## STATED GOAL:
Images are not part of the copy; write out the rest of the data exactly as given.

## SOURCE MATERIAL:

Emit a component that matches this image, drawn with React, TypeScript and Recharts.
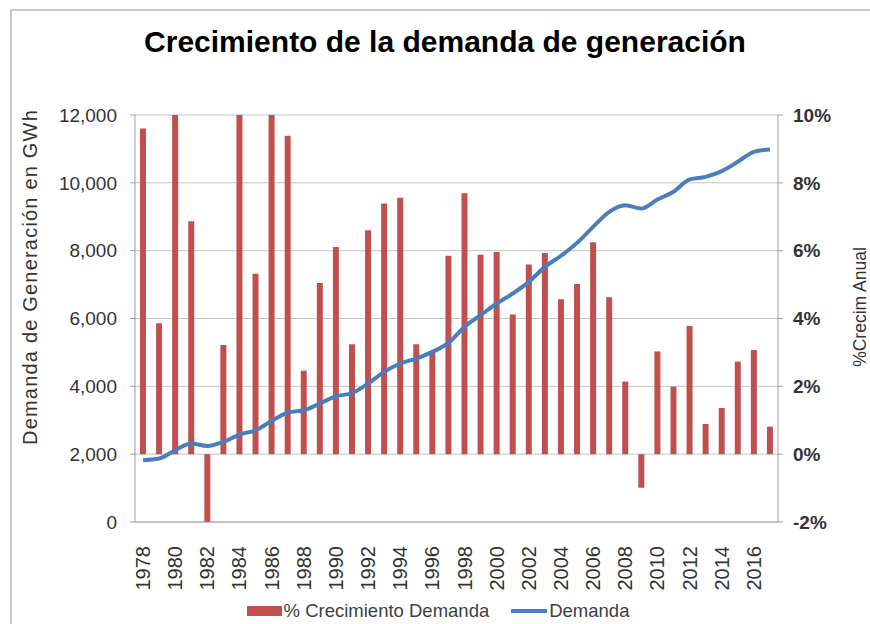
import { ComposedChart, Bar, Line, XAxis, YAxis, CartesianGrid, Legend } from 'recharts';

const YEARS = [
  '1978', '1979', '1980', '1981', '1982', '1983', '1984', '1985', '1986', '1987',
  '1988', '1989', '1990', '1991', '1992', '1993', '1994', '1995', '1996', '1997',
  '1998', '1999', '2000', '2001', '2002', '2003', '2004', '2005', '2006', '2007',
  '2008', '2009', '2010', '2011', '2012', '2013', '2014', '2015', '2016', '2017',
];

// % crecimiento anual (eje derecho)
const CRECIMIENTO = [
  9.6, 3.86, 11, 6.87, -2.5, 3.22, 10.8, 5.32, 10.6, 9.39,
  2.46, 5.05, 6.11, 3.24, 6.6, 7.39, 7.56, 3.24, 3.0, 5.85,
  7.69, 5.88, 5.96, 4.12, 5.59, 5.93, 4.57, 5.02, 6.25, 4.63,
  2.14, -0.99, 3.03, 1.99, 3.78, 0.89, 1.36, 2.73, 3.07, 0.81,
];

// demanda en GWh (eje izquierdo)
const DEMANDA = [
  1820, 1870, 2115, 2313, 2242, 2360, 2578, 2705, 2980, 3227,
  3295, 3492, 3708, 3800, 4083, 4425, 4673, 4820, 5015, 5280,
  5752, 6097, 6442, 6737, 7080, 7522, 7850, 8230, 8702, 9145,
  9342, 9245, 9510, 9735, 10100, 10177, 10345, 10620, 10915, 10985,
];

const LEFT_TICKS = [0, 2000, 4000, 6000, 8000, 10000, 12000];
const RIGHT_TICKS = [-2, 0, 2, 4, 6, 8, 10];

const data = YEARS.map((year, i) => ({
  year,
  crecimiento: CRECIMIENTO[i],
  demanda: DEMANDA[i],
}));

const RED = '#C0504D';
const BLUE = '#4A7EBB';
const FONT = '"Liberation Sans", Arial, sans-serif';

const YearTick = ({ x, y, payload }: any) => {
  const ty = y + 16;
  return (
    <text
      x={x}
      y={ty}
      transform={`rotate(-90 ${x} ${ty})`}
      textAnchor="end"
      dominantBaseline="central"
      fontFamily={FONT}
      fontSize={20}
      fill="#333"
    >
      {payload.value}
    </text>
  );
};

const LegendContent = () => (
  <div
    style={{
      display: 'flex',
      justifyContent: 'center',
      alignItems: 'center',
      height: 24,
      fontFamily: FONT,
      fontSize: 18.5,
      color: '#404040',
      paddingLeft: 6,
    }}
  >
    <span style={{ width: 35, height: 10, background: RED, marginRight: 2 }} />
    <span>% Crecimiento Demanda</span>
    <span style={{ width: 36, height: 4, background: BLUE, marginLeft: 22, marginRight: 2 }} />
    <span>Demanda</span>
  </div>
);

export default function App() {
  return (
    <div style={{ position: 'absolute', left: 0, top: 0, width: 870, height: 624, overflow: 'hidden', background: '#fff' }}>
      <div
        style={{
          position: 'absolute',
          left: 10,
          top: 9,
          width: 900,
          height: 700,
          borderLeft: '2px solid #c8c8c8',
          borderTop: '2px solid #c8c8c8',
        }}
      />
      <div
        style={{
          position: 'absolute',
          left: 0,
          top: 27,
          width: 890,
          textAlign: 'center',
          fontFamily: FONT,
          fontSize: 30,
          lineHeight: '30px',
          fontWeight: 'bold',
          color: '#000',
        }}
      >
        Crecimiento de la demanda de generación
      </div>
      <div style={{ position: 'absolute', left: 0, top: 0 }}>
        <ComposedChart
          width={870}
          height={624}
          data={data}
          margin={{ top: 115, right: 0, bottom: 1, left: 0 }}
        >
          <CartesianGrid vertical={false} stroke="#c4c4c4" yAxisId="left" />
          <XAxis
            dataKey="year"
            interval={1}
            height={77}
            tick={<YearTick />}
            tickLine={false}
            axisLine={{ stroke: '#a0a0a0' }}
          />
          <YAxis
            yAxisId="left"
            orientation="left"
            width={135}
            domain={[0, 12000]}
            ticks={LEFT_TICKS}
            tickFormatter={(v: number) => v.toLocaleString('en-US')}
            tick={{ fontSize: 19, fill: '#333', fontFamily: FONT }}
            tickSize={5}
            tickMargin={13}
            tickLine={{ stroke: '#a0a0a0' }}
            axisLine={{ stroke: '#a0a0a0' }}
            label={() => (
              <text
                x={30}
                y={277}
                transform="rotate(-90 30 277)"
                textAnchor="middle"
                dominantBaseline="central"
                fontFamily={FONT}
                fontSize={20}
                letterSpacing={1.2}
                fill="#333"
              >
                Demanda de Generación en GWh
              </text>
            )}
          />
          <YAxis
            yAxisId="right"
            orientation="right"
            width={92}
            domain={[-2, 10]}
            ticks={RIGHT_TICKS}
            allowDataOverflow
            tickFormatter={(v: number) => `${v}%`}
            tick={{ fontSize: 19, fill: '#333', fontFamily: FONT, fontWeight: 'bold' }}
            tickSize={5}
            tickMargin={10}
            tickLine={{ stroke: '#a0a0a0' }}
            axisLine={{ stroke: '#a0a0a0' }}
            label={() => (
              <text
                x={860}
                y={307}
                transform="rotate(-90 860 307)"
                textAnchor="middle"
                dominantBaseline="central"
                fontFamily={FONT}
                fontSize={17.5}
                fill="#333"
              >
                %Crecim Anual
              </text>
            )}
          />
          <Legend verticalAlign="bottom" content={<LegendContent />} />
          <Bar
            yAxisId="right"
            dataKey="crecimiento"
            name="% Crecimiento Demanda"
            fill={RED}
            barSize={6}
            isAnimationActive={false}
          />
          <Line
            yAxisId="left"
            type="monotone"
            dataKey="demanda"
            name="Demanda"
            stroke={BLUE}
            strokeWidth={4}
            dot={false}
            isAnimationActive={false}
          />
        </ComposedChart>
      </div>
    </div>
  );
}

## WRITTEN SOLUTION:
Emit a component that matches this image, drawn with React, TypeScript and Recharts.
import { ComposedChart, Bar, Line, XAxis, YAxis, CartesianGrid, Legend } from 'recharts';

const YEARS = [
  '1978', '1979', '1980', '1981', '1982', '1983', '1984', '1985', '1986', '1987',
  '1988', '1989', '1990', '1991', '1992', '1993', '1994', '1995', '1996', '1997',
  '1998', '1999', '2000', '2001', '2002', '2003', '2004', '2005', '2006', '2007',
  '2008', '2009', '2010', '2011', '2012', '2013', '2014', '2015', '2016', '2017',
];

// % crecimiento anual (eje derecho)
const CRECIMIENTO = [
  9.6, 3.86, 11, 6.87, -2.5, 3.22, 10.8, 5.32, 10.6, 9.39,
  2.46, 5.05, 6.11, 3.24, 6.6, 7.39, 7.56, 3.24, 3.0, 5.85,
  7.69, 5.88, 5.96, 4.12, 5.59, 5.93, 4.57, 5.02, 6.25, 4.63,
  2.14, -0.99, 3.03, 1.99, 3.78, 0.89, 1.36, 2.73, 3.07, 0.81,
];

// demanda en GWh (eje izquierdo)
const DEMANDA = [
  1820, 1870, 2115, 2313, 2242, 2360, 2578, 2705, 2980, 3227,
  3295, 3492, 3708, 3800, 4083, 4425, 4673, 4820, 5015, 5280,
  5752, 6097, 6442, 6737, 7080, 7522, 7850, 8230, 8702, 9145,
  9342, 9245, 9510, 9735, 10100, 10177, 10345, 10620, 10915, 10985,
];

const LEFT_TICKS = [0, 2000, 4000, 6000, 8000, 10000, 12000];
const RIGHT_TICKS = [-2, 0, 2, 4, 6, 8, 10];

const data = YEARS.map((year, i) => ({
  year,
  crecimiento: CRECIMIENTO[i],
  demanda: DEMANDA[i],
}));

const RED = '#C0504D';
const BLUE = '#4A7EBB';
const FONT = '"Liberation Sans", Arial, sans-serif';

const YearTick = ({ x, y, payload }: any) => {
  const ty = y + 16;
  return (
    <text
      x={x}
      y={ty}
      transform={`rotate(-90 ${x} ${ty})`}
      textAnchor="end"
      dominantBaseline="central"
      fontFamily={FONT}
      fontSize={20}
      fill="#333"
    >
      {payload.value}
    </text>
  );
};

const LegendContent = () => (
  <div
    style={{
      display: 'flex',
      justifyContent: 'center',
      alignItems: 'center',
      height: 24,
      fontFamily: FONT,
      fontSize: 18.5,
      color: '#404040',
      paddingLeft: 6,
    }}
  >
    <span style={{ width: 35, height: 10, background: RED, marginRight: 2 }} />
    <span>% Crecimiento Demanda</span>
    <span style={{ width: 36, height: 4, background: BLUE, marginLeft: 22, marginRight: 2 }} />
    <span>Demanda</span>
  </div>
);

export default function App() {
  return (
    <div style={{ position: 'absolute', left: 0, top: 0, width: 870, height: 624, overflow: 'hidden', background: '#fff' }}>
      <div
        style={{
          position: 'absolute',
          left: 10,
          top: 9,
          width: 900,
          height: 700,
          borderLeft: '2px solid #c8c8c8',
          borderTop: '2px solid #c8c8c8',
        }}
      />
      <div
        style={{
          position: 'absolute',
          left: 0,
          top: 27,
          width: 890,
          textAlign: 'center',
          fontFamily: FONT,
          fontSize: 30,
          lineHeight: '30px',
          fontWeight: 'bold',
          color: '#000',
        }}
      >
        Crecimiento de la demanda de generación
      </div>
      <div style={{ position: 'absolute', left: 0, top: 0 }}>
        <ComposedChart
          width={870}
          height={624}
          data={data}
          margin={{ top: 115, right: 0, bottom: 1, left: 0 }}
        >
          <CartesianGrid vertical={false} stroke="#c4c4c4" yAxisId="left" />
          <XAxis
            dataKey="year"
            interval={1}
            height={77}
            tick={<YearTick />}
            tickLine={false}
            axisLine={{ stroke: '#a0a0a0' }}
          />
          <YAxis
            yAxisId="left"
            orientation="left"
            width={135}
            domain={[0, 12000]}
            ticks={LEFT_TICKS}
            tickFormatter={(v: number) => v.toLocaleString('en-US')}
            tick={{ fontSize: 19, fill: '#333', fontFamily: FONT }}
            tickSize={5}
            tickMargin={13}
            tickLine={{ stroke: '#a0a0a0' }}
            axisLine={{ stroke: '#a0a0a0' }}
            label={() => (
              <text
                x={30}
                y={277}
                transform="rotate(-90 30 277)"
                textAnchor="middle"
                dominantBaseline="central"
                fontFamily={FONT}
                fontSize={20}
                letterSpacing={1.2}
                fill="#333"
              >
                Demanda de Generación en GWh
              </text>
            )}
          />
          <YAxis
            yAxisId="right"
            orientation="right"
            width={92}
            domain={[-2, 10]}
            ticks={RIGHT_TICKS}
            allowDataOverflow
            tickFormatter={(v: number) => `${v}%`}
            tick={{ fontSize: 19, fill: '#333', fontFamily: FONT, fontWeight: 'bold' }}
            tickSize={5}
            tickMargin={10}
            tickLine={{ stroke: '#a0a0a0' }}
            axisLine={{ stroke: '#a0a0a0' }}
            label={() => (
              <text
                x={860}
                y={307}
                transform="rotate(-90 860 307)"
                textAnchor="middle"
                dominantBaseline="central"
                fontFamily={FONT}
                fontSize={17.5}
                fill="#333"
              >
                %Crecim Anual
              </text>
            )}
          />
          <Legend verticalAlign="bottom" content={<LegendContent />} />
          <Bar
            yAxisId="right"
            dataKey="crecimiento"
            name="% Crecimiento Demanda"
            fill={RED}
            barSize={6}
            isAnimationActive={false}
          />
          <Line
            yAxisId="left"
            type="monotone"
            dataKey="demanda"
            name="Demanda"
            stroke={BLUE}
            strokeWidth={4}
            dot={false}
            isAnimationActive={false}
          />
        </ComposedChart>
      </div>
    </div>
  );
}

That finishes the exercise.